If you need to sell your house when you have a loan secured on it, but the secured loan exceeds the equity you have in the property, this is more tricky. If the debts you have secured on your home exceed the value of the house, this is what’s known as negative equity.
This is better explained by way of an example.
Can you sell a house if the loan secured on it exceeds the equity?
Mr and Mrs Jones have a house that was worth £250,000 they would like to sell. But due to ongoing financial problems their home has fallen into a poor state of repair. The Jones have recently asked for an estate agent to value their home so they can sell it. The estate agent valued their house at £215,000 and informed the Jones their house needed quite a bit spending on it.
To compound their wows, a few years back the Jones had large credit card debts, which they paid off by converting what they owed to the credit card companies into a £35,000 loan secured by way of a second charge on their home. They already had a mortgage on their home and the outstanding mortgage currently stands at £197,000. The additional secured loan has been part paid leaving a remaining balance of £32,000. The negative equity on their house is as follows.
Example of selling a property with secured debt in negative equity
|Mortgage with a first charge||£197,000|
|Bank loan with a second charge||£ 32,000|
|Negative equity when sold*||(£ 14,000)|
What happens if you sell your house for less than you owe?
If you try to sell your house for less than what you owe your mortgage company can block a sale. This is because the mortgage company have a registered charge over your property, which is there to prevent you from selling your house without repaying the mortgage.
Which of course if the house is sold for less that what’s owed, this will mean the mortgage won’t be able to be repaid in full.
Options to sell a house with a loan secured on it when you have negative equity
- If you have savings you can use these to pay down the secured debt.
- Speak with the secured lender to see if they will consider changing the remaining balance to an unsecured loan. Possible, but unlikely. But on the other hand, it might be the secured loan could be part-paid from the proceeds of the sale. The lender may be happy to convert the remaining secured loan into an unsecured loan at a higher rate of interest. Once again possible, but unlikely.
- Borrow on an unsecured loan to repay the secured debt. But be aware unsecured debt usually carries a higher interest rate. Also, only borrow what you can afford to repay.

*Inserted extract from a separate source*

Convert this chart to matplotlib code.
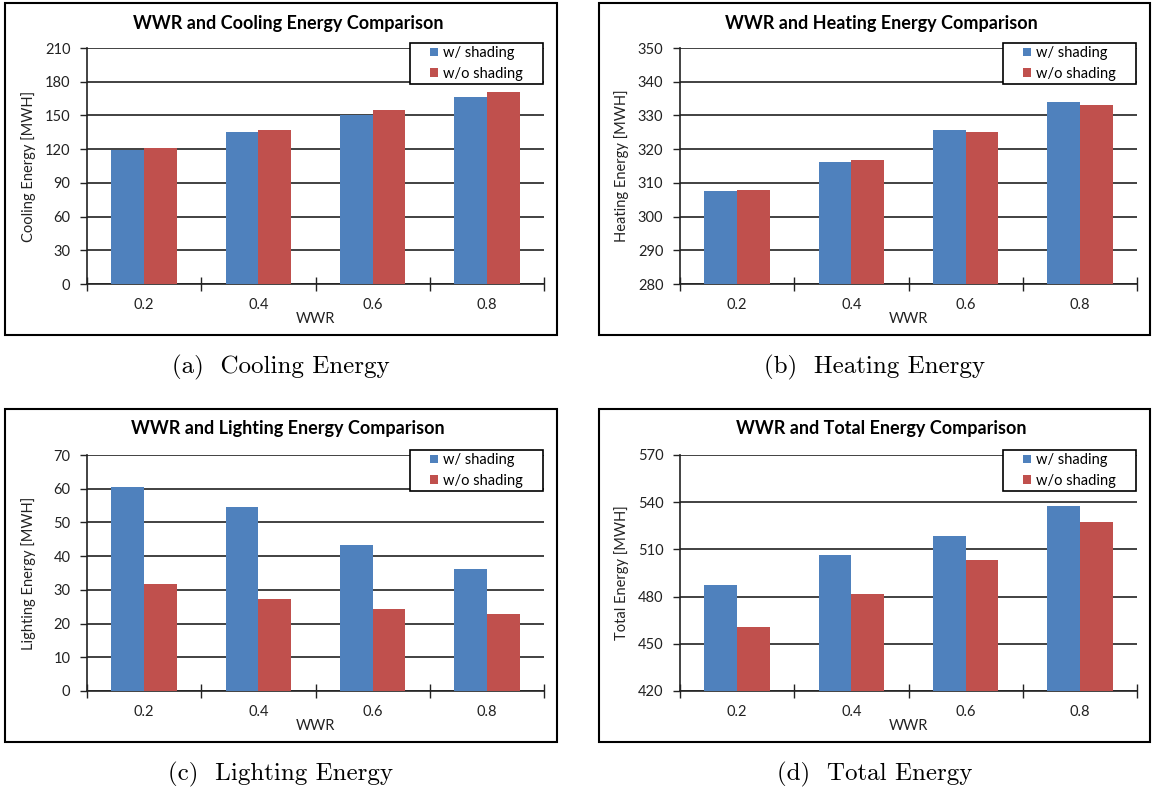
import matplotlib
matplotlib.use('Agg')
import matplotlib.pyplot as plt
from matplotlib.patches import Rectangle
import numpy as np

# data
wwr = ['0.2', '0.4', '0.6', '0.8']
series_names = ['w/ shading', 'w/o shading']

cooling_shaded = [119.5, 135.2, 150.0, 166.5]
cooling_unshaded = [121.0, 137.2, 154.4, 171.2]
heating_shaded = [307.6, 316.2, 325.8, 333.9]
heating_unshaded = [308.0, 316.9, 325.1, 333.0]
lighting_shaded = [60.5, 54.7, 43.4, 36.3]
lighting_unshaded = [31.8, 27.4, 24.4, 22.8]
total_shaded = [487.5, 506.3, 518.5, 537.5]
total_unshaded = [460.9, 481.4, 503.5, 527.2]

titles = ['WWR and Cooling Energy Comparison', 'WWR and Heating Energy Comparison',
          'WWR and Lighting Energy Comparison', 'WWR and Total Energy Comparison']
ylabels = ['Cooling Energy [MWH]', 'Heating Energy [MWH]',
           'Lighting Energy [MWH]', 'Total Energy [MWH]']
captions = ['(a)  Cooling Energy', '(b)  Heating Energy',
            '(c)  Lighting Energy', '(d)  Total Energy']
y_ranges = [(0, 210, 30), (280, 350, 10), (0, 70, 10), (420, 570, 30)]

shaded = [cooling_shaded, heating_shaded, lighting_shaded, total_shaded]
unshaded = [cooling_unshaded, heating_unshaded, lighting_unshaded, total_unshaded]

BLUE = '#4F81BD'
RED = '#C0504D'
W, H = 1152, 792

plt.rcParams['font.family'] = ['Lato', 'DejaVu Sans']


def px_rect(x0, y0, x1, y1):
    return [x0 / W, 1 - y1 / H, (x1 - x0) / W, (y1 - y0) / H]


# (box, plot area) in pixels
layout = [
    ((5, 3, 557, 335), (87, 48, 544, 284)),
    ((599, 3, 1150, 335), (680, 48, 1137, 284)),
    ((5, 409, 557, 742), (87, 455, 544, 691)),
    ((599, 409, 1150, 742), (680, 455, 1137, 691)),
]

fig = plt.figure(figsize=(W / 100, H / 100), dpi=100)

for i in range(4):
    box, plot = layout[i]
    bx0, by0, bx1, by1 = box
    px0, py0, px1, py1 = plot
    pw, ph = px1 - px0, py1 - py0

    fig.add_artist(Rectangle((bx0 / W, 1 - by1 / H), (bx1 - bx0) / W, (by1 - by0) / H,
                             transform=fig.transFigure, fill=False, ec='black', lw=1.5))

    ax = fig.add_axes(px_rect(*plot))
    x = np.arange(len(wwr)) + 0.5
    w = 1 / 3.5
    ax.bar(x - w / 2, shaded[i], w, color=BLUE, zorder=3, label=series_names[0])
    ax.bar(x + w / 2, unshaded[i], w, color=RED, zorder=3, label=series_names[1])

    lo, hi, step = y_ranges[i]
    ax.set_xlim(0, len(wwr))
    ax.set_ylim(lo, hi)
    ax.set_yticks(np.arange(lo, hi + 1, step))
    ax.set_xticks(np.arange(len(wwr) + 1))
    ax.set_xticklabels([])
    ax.set_xticks(x, minor=True)
    ax.set_xticklabels(wwr, minor=True)
    ax.tick_params(axis='x', which='major', direction='inout', length=10, width=1, color='#222222')
    ax.tick_params(axis='x', which='minor', length=0, pad=10, labelsize=10.5, labelcolor='#222222')
    ax.tick_params(axis='y', direction='out', length=5, width=1, pad=7, labelsize=10.5,
                   labelcolor='#222222', color='#222222')

    ax.yaxis.grid(True, color='#333333', lw=1.3)
    ax.set_axisbelow(True)
    for s in ['top', 'right']:
        ax.spines[s].set_visible(False)
    for s in ['left', 'bottom']:
        ax.spines[s].set_color('#222222')
        ax.spines[s].set_linewidth(1.2)

    ax.set_ylabel(ylabels[i], fontsize=10.5, color='#222222')
    ax.yaxis.set_label_coords(-51 / pw, 0.5)
    ax.set_xlabel('WWR', fontsize=10.5, color='#222222')
    ax.xaxis.set_label_coords(0.5, -28 / ph)

    # legend frame drawn by hand so it can be wider than its entries
    lx0, ly0 = px1 - 134, py0 - 5
    lx1, ly1 = px1 - 1, py0 + 36
    ax.add_patch(Rectangle(((lx0 - px0) / pw, 1 - (ly1 - py0) / ph), (lx1 - lx0) / pw, (ly1 - ly0) / ph,
                           transform=ax.transAxes, fc='white', ec='black', lw=1.2,
                           clip_on=False, zorder=4))
    ax.legend(loc='center left', bbox_to_anchor=((px1 - 114 - px0) / pw, 1 - 15.5 / ph),
              frameon=False, fontsize=10.5, handlelength=0.55, handleheight=0.55,
              handletextpad=0.35, labelspacing=0.45, borderpad=0, borderaxespad=0)

    fig.text((bx0 + bx1) / 2 / W + 7 / W, 1 - (by0 + 20) / H, titles[i],
             ha='center', va='center', fontsize=13, fontweight='bold')

    fig.text((bx0 + bx1) / 2 / W, 1 - (by1 + 32) / H, captions[i],
             ha='center', va='center', fontsize=18, family='cmr10')

fig.savefig('out.png', dpi=100)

- Ask for help from friends and family. But be careful with this option and make sure to enter into an agreement to protect you and the person you borrowed from. But also, make sure you honour the debt and repay it, otherwise you’ll lose a friend or cause problems in the family.
- Transfer the debt to your next property. This option will be tricky if you are already in negative equity. But if you are selling to rent instead, this option is not available to you. But also, transferring debt from one property to another will often carry admin fees.
- Wait for the property market to pickup before selling the house. This will increase your home equity and give time for you to pay down the loan too. However, if you need to sell this isn’t an option at all.
- Rent a room in your house to help pay-down the loan to reduce your negative equity. Again, this option doesn’t work if you need to sell.
- Speak to us about how we can help resolve your secured loan problem. If the above examples correctly describe your situation and you intend to move into rented accommodation or similar, this is the perfect scenario for us to help you. Please use our contact us page for a no obligation chat. If you have to move, but you feel stuck, please don’t hesitate to contact us.
Additional options if you have a secured loan but you’re not in negative equity
One further option to clear-down your additional secured loan is to increase the mortgage on your new home. The additional mortgage can be used to repay the secured loan. As already explained, second charge loans normally carry a higher interest rate. Which means if you take out a larger first-charge mortgage, your monthly repayments should be lower.
But make sure you only ever borrow what you can comfortably afford.